Give all the lines below again, exactly, with no pictures.

Given information:
----------------
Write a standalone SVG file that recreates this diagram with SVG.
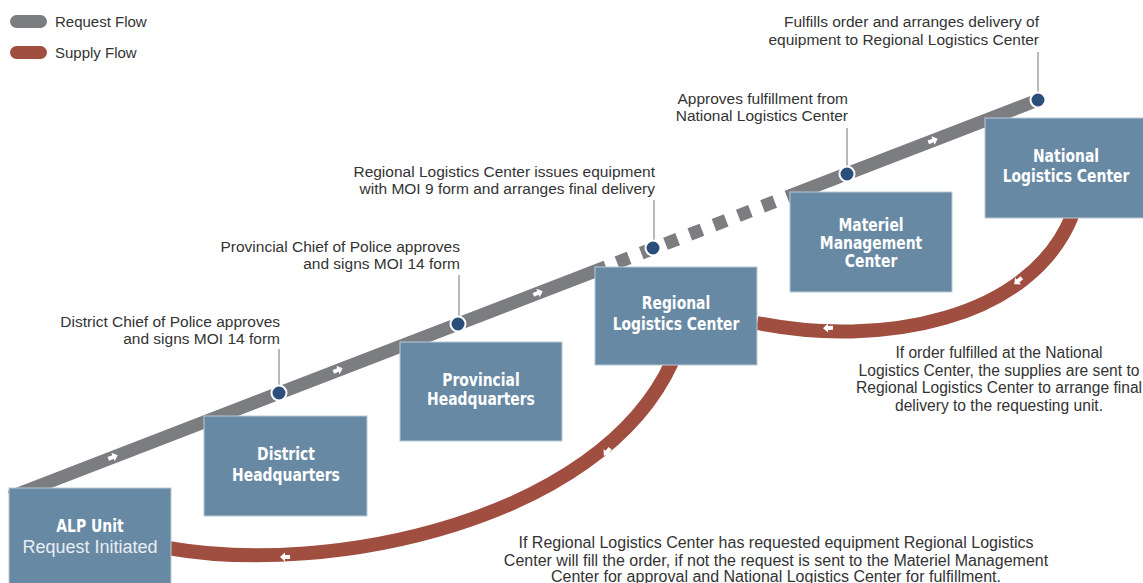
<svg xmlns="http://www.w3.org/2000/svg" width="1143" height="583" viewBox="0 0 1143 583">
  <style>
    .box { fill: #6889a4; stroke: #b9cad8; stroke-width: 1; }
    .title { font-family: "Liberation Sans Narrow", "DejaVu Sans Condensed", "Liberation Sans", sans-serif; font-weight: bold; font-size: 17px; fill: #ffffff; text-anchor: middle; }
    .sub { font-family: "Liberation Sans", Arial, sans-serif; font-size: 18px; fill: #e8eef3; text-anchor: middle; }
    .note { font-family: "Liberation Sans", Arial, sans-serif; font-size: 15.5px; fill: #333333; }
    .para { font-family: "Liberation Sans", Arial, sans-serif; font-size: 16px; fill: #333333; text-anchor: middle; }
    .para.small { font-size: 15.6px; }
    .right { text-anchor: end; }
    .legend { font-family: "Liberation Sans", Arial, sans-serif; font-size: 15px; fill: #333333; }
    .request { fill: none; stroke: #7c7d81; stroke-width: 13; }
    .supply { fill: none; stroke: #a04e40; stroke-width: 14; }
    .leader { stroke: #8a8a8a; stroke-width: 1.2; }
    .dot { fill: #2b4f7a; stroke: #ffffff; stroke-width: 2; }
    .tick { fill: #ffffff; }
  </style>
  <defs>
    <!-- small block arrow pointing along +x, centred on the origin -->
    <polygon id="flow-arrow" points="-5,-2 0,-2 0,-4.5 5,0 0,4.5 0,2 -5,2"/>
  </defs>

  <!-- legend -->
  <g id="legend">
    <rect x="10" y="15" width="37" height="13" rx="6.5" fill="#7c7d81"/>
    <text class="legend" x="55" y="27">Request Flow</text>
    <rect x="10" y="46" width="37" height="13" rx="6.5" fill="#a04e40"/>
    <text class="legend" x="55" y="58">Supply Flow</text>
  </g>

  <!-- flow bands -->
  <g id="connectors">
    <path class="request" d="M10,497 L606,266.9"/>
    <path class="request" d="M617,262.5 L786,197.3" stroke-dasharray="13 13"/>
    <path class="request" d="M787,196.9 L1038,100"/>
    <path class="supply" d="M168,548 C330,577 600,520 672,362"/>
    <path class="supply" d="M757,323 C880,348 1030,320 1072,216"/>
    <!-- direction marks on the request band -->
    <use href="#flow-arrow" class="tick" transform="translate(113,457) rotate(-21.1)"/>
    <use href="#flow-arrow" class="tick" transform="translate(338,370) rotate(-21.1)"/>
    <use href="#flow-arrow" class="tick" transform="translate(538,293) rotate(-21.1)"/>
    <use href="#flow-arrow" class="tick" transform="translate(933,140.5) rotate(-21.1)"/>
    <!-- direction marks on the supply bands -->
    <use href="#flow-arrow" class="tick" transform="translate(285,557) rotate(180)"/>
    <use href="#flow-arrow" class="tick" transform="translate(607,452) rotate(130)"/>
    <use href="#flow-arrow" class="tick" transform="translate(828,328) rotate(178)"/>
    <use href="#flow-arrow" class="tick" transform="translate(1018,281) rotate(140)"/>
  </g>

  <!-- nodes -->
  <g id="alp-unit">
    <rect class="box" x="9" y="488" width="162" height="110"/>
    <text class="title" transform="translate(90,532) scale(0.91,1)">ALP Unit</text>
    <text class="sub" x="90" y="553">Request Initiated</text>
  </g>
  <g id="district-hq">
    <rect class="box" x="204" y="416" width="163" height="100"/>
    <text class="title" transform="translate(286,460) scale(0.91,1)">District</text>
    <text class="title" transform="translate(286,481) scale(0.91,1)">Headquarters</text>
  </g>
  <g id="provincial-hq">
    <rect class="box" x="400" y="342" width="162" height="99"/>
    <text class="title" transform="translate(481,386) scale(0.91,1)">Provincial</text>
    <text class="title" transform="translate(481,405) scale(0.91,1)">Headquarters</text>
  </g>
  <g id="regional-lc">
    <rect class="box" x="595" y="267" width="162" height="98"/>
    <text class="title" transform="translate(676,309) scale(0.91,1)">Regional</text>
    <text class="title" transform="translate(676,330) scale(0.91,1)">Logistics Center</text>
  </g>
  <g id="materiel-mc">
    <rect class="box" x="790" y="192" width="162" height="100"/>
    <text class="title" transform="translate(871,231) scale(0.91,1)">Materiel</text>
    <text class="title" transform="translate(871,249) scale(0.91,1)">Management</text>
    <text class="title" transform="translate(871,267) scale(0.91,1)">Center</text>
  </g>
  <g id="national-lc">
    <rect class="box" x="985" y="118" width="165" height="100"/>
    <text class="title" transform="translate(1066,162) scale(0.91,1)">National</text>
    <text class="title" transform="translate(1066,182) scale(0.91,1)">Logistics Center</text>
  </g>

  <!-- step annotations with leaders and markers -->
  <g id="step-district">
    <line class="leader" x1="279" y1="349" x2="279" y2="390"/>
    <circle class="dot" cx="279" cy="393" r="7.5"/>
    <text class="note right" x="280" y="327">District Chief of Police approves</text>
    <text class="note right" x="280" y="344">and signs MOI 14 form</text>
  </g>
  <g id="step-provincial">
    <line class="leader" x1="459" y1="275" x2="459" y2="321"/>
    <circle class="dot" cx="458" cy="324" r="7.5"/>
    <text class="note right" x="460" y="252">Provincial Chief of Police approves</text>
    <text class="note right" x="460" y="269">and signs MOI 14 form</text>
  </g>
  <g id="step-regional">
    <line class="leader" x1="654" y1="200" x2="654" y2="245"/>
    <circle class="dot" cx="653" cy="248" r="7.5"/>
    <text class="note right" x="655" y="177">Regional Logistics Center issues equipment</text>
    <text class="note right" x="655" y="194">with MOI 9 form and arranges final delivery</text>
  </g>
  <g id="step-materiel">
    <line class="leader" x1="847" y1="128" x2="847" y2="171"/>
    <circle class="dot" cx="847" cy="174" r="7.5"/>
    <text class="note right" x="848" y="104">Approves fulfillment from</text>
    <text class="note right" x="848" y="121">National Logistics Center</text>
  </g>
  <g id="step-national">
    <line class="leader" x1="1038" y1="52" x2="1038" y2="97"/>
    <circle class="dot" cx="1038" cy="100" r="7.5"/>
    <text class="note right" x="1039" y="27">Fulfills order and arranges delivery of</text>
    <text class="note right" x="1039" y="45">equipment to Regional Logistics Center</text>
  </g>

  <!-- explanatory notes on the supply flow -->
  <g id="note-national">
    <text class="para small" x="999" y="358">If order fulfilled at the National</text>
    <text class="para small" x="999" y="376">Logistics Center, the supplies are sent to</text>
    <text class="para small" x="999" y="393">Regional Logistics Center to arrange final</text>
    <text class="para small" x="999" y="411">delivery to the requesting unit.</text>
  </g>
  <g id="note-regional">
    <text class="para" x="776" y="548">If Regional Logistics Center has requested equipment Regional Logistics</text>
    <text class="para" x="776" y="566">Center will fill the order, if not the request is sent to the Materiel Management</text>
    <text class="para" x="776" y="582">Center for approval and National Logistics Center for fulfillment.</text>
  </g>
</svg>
----------------
Correct result:
Write a standalone SVG file that recreates this diagram with SVG.
<svg xmlns="http://www.w3.org/2000/svg" width="1143" height="583" viewBox="0 0 1143 583">
  <style>
    .box { fill: #6889a4; stroke: #b9cad8; stroke-width: 1; }
    .title { font-family: "Liberation Sans Narrow", "DejaVu Sans Condensed", "Liberation Sans", sans-serif; font-weight: bold; font-size: 17px; fill: #ffffff; text-anchor: middle; }
    .sub { font-family: "Liberation Sans", Arial, sans-serif; font-size: 18px; fill: #e8eef3; text-anchor: middle; }
    .note { font-family: "Liberation Sans", Arial, sans-serif; font-size: 15.5px; fill: #333333; }
    .para { font-family: "Liberation Sans", Arial, sans-serif; font-size: 16px; fill: #333333; text-anchor: middle; }
    .para.small { font-size: 15.6px; }
    .right { text-anchor: end; }
    .legend { font-family: "Liberation Sans", Arial, sans-serif; font-size: 15px; fill: #333333; }
    .request { fill: none; stroke: #7c7d81; stroke-width: 13; }
    .supply { fill: none; stroke: #a04e40; stroke-width: 14; }
    .leader { stroke: #8a8a8a; stroke-width: 1.2; }
    .dot { fill: #2b4f7a; stroke: #ffffff; stroke-width: 2; }
    .tick { fill: #ffffff; }
  </style>
  <defs>
    <!-- small block arrow pointing along +x, centred on the origin -->
    <polygon id="flow-arrow" points="-5,-2 0,-2 0,-4.5 5,0 0,4.5 0,2 -5,2"/>
  </defs>

  <!-- legend -->
  <g id="legend">
    <rect x="10" y="15" width="37" height="13" rx="6.5" fill="#7c7d81"/>
    <text class="legend" x="55" y="27">Request Flow</text>
    <rect x="10" y="46" width="37" height="13" rx="6.5" fill="#a04e40"/>
    <text class="legend" x="55" y="58">Supply Flow</text>
  </g>

  <!-- flow bands -->
  <g id="connectors">
    <path class="request" d="M10,497 L606,266.9"/>
    <path class="request" d="M617,262.5 L786,197.3" stroke-dasharray="13 13"/>
    <path class="request" d="M787,196.9 L1038,100"/>
    <path class="supply" d="M168,548 C330,577 600,520 672,362"/>
    <path class="supply" d="M757,323 C880,348 1030,320 1072,216"/>
    <!-- direction marks on the request band -->
    <use href="#flow-arrow" class="tick" transform="translate(113,457) rotate(-21.1)"/>
    <use href="#flow-arrow" class="tick" transform="translate(338,370) rotate(-21.1)"/>
    <use href="#flow-arrow" class="tick" transform="translate(538,293) rotate(-21.1)"/>
    <use href="#flow-arrow" class="tick" transform="translate(933,140.5) rotate(-21.1)"/>
    <!-- direction marks on the supply bands -->
    <use href="#flow-arrow" class="tick" transform="translate(285,557) rotate(180)"/>
    <use href="#flow-arrow" class="tick" transform="translate(607,452) rotate(130)"/>
    <use href="#flow-arrow" class="tick" transform="translate(828,328) rotate(178)"/>
    <use href="#flow-arrow" class="tick" transform="translate(1018,281) rotate(140)"/>
  </g>

  <!-- nodes -->
  <g id="alp-unit">
    <rect class="box" x="9" y="488" width="162" height="110"/>
    <text class="title" transform="translate(90,532) scale(0.91,1)">ALP Unit</text>
    <text class="sub" x="90" y="553">Request Initiated</text>
  </g>
  <g id="district-hq">
    <rect class="box" x="204" y="416" width="163" height="100"/>
    <text class="title" transform="translate(286,460) scale(0.91,1)">District</text>
    <text class="title" transform="translate(286,481) scale(0.91,1)">Headquarters</text>
  </g>
  <g id="provincial-hq">
    <rect class="box" x="400" y="342" width="162" height="99"/>
    <text class="title" transform="translate(481,386) scale(0.91,1)">Provincial</text>
    <text class="title" transform="translate(481,405) scale(0.91,1)">Headquarters</text>
  </g>
  <g id="regional-lc">
    <rect class="box" x="595" y="267" width="162" height="98"/>
    <text class="title" transform="translate(676,309) scale(0.91,1)">Regional</text>
    <text class="title" transform="translate(676,330) scale(0.91,1)">Logistics Center</text>
  </g>
  <g id="materiel-mc">
    <rect class="box" x="790" y="192" width="162" height="100"/>
    <text class="title" transform="translate(871,231) scale(0.91,1)">Materiel</text>
    <text class="title" transform="translate(871,249) scale(0.91,1)">Management</text>
    <text class="title" transform="translate(871,267) scale(0.91,1)">Center</text>
  </g>
  <g id="national-lc">
    <rect class="box" x="985" y="118" width="165" height="100"/>
    <text class="title" transform="translate(1066,162) scale(0.91,1)">National</text>
    <text class="title" transform="translate(1066,182) scale(0.91,1)">Logistics Center</text>
  </g>

  <!-- step annotations with leaders and markers -->
  <g id="step-district">
    <line class="leader" x1="279" y1="349" x2="279" y2="390"/>
    <circle class="dot" cx="279" cy="393" r="7.5"/>
    <text class="note right" x="280" y="327">District Chief of Police approves</text>
    <text class="note right" x="280" y="344">and signs MOI 14 form</text>
  </g>
  <g id="step-provincial">
    <line class="leader" x1="459" y1="275" x2="459" y2="321"/>
    <circle class="dot" cx="458" cy="324" r="7.5"/>
    <text class="note right" x="460" y="252">Provincial Chief of Police approves</text>
    <text class="note right" x="460" y="269">and signs MOI 14 form</text>
  </g>
  <g id="step-regional">
    <line class="leader" x1="654" y1="200" x2="654" y2="245"/>
    <circle class="dot" cx="653" cy="248" r="7.5"/>
    <text class="note right" x="655" y="177">Regional Logistics Center issues equipment</text>
    <text class="note right" x="655" y="194">with MOI 9 form and arranges final delivery</text>
  </g>
  <g id="step-materiel">
    <line class="leader" x1="847" y1="128" x2="847" y2="171"/>
    <circle class="dot" cx="847" cy="174" r="7.5"/>
    <text class="note right" x="848" y="104">Approves fulfillment from</text>
    <text class="note right" x="848" y="121">National Logistics Center</text>
  </g>
  <g id="step-national">
    <line class="leader" x1="1038" y1="52" x2="1038" y2="97"/>
    <circle class="dot" cx="1038" cy="100" r="7.5"/>
    <text class="note right" x="1039" y="27">Fulfills order and arranges delivery of</text>
    <text class="note right" x="1039" y="45">equipment to Regional Logistics Center</text>
  </g>

  <!-- explanatory notes on the supply flow -->
  <g id="note-national">
    <text class="para small" x="999" y="358">If order fulfilled at the National</text>
    <text class="para small" x="999" y="376">Logistics Center, the supplies are sent to</text>
    <text class="para small" x="999" y="393">Regional Logistics Center to arrange final</text>
    <text class="para small" x="999" y="411">delivery to the requesting unit.</text>
  </g>
  <g id="note-regional">
    <text class="para" x="776" y="548">If Regional Logistics Center has requested equipment Regional Logistics</text>
    <text class="para" x="776" y="566">Center will fill the order, if not the request is sent to the Materiel Management</text>
    <text class="para" x="776" y="582">Center for approval and National Logistics Center for fulfillment.</text>
  </g>
</svg>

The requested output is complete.